The light of the glory of God nevertheless shines brightest in the midst of the deepest darkness, Robinson said, and God can break through in revival and spiritual awakening if the church does three things:
“There should be extraordinary prayer, unity of the people of God and obedience to Jesus and his mission.” Throughout Scripture and Christian history, he said, these three things are always present before spiritual awakenings.
Robinson said he has seen bits and pieces of spiritual awakening all over the nation and world. Currently, he serves as national facilitator for personal witness for Mission America, a coalition of more than 300 denominations, para-church ministries and ministerial networks. With this position, he has established a “Celebrate Jesus 2000” emphasis that aims to share the gospel with everyone in North America by the end of the year 2000.
“God is up to something, and what we’re yearning for is a sweeping revival across the nation,” he said. “It isn’t happening yet, but it’s touching down like tornadoes in various places where some are willing to come together and seek God. The power doesn’t come when God’s people are at one another’s throats. It comes when we lift Jesus up and there’s unity.”
Robinson said 1 Timothy 2:1-4 states two things God wants: his followers to pray for godliness, holiness and a quiet life, and all the world to be saved and be knowledgeable of the truth.
“Jesus’ strategy aims for a worldwide evangelistic saturation, but it began in Jerusalem in Acts 1,” Robinson said. “If we were the only Christians in the world like they were, he’d start with us in this room and say to take the gospel to your Jerusalem and saturate your community.”

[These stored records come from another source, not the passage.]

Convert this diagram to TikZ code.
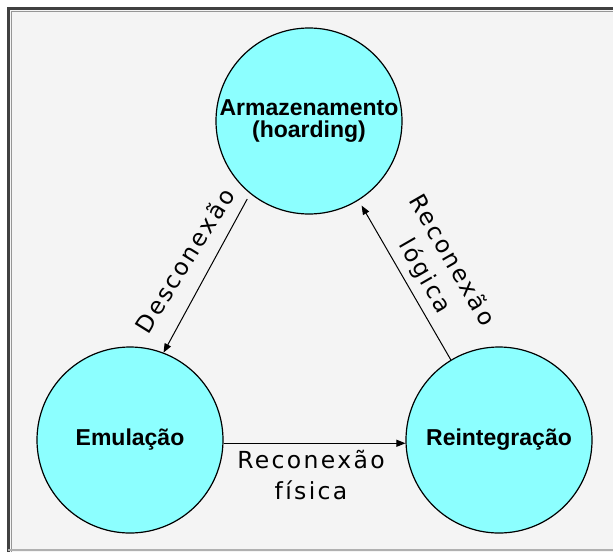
\documentclass[tikz,border=0pt]{standalone}
\usepackage{fontspec}
\setmainfont{Liberation Sans}
\newfontfamily\lblfont[LetterSpace=10]{DejaVu Sans}
\usetikzlibrary{arrows.meta}
\definecolor{bgin}{RGB}{244,244,244}
\definecolor{circfill}{RGB}{140,255,255}
\definecolor{framedark}{RGB}{64,64,64}
\definecolor{framemid}{RGB}{150,150,150}
\definecolor{framelight}{RGB}{176,176,176}
\begin{document}
\begin{tikzpicture}[x=1pt,y=-1pt,
  state/.style={circle, draw=black, line width=1.2pt, fill=circfill, minimum size=186pt,
    inner sep=0pt, align=center, font=\fontsize{23}{22}\selectfont\bfseries},
  flow/.style={-{Triangle[length=9pt,width=7pt]}, line width=1pt},
  lbl/.style={font=\fontsize{23.5}{31}\selectfont\lblfont, align=center, inner sep=0pt}]
\useasboundingbox (0,0) rectangle (613,552);
\fill[white] (0,0) rectangle (613,552);
\fill[bgin] (8,8) rectangle (613,552);
\draw[framedark, line width=2.5pt] (8.5,552) -- (8.5,8.5) -- (613,8.5);
\draw[framemid, line width=1pt] (11,552) -- (11,11) -- (613,11);
\draw[framelight, line width=2pt] (8,550) -- (613,550);

\node[state] (arm) at (309,121) {Armazenamento\\(hoarding)};
\node[state] (emu) at (130,440) {Emulação};
\node[state] (rei) at (499,440) {Reintegração};

\draw[flow, shorten <=6pt] (arm.231) -- (emu.69);
\draw[flow] (emu.-2.5) -- (rei.182.5);
\draw[flow, shorten >=6pt] (rei.121.5) -- (arm.302);

\node[lbl, rotate=58] (ldes) at (184.5,260.5) {Desconexão};
\node[lbl, rotate=-60] (llog) at (438,268.5) {Reconexão\\lógica};
\node[lbl, anchor=north] (lfis) at (311,450) {Reconexão\\física};
\end{tikzpicture}
\end{document}
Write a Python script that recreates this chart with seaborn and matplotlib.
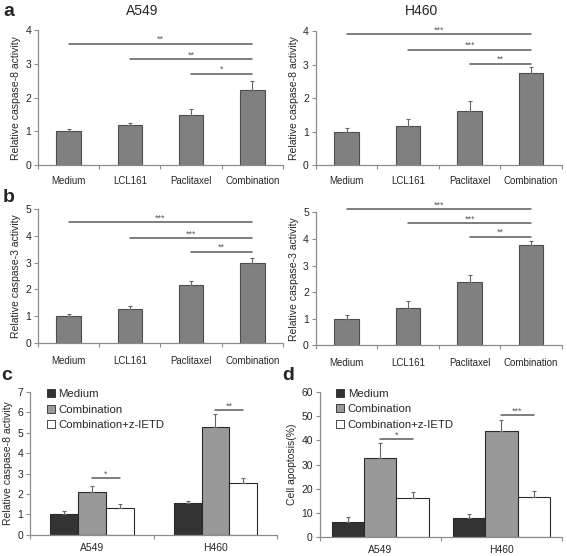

It will take every Christian to do it, Robinson declared. “Preachers can’t do it alone. Leaders and seminary professors can’t do it alone. If leaders don’t do it, though, the people won’t do it. Nevertheless, God has the army to accomplish his will, but most choose to stay in the tents while the generals go out and do battle.”
Citing the example of the Apostle Paul, Robinson said, “I have to discipline myself and keep myself accountable that I’m seeing every person like God sees them and share the good news of Jesus with them.
“Evangelism has to be intentional because it does not just happen,” he said. “We tend to move away from rather than toward evangelism.”
The early Christians in Acts 4, after the first big wave of persecution, gathered together to pray for boldness, Robinson recounted. “Satan is always on the campaign to intimidate us into silence,” he said. Christians need to have a bold witness, but one that “isn’t brashness or browbeating. …We need to pray that God will help us be who we are where we are with whoever we are and not to disguise ourselves.”
Robinson told of a man who at age 65 felt God calling him to be available as a soul-winner, so Robinson gave him weekly assignments of people to talk to. “Every week, he brought someone down the aisle,” Robinson said. “He began to go all over the nation and the world to train people to share effectively. At his funeral 24 years later, his son said that he began to live when he was 65.”
Churches need to identify spheres of influence in their surrounding areas and take the gospel in many different ways to as many people as they can, Robinson said. “Eventually, every person in the community is one day going to think they need God. When that happens, it shouldn’t have been long for someone from a church to tell them about Jesus.”
Robinson said in his experience he never meets anyone who doesn’t want to talk about Jesus. “And every Christian deep down inside wants to share Christ. We’re not in this by ourselves. God wants spiritual awakening to happen more than we do. It’s every Christian’s job to share Jesus where he or she is.”
Robinson visited the seminary campus April 21-22.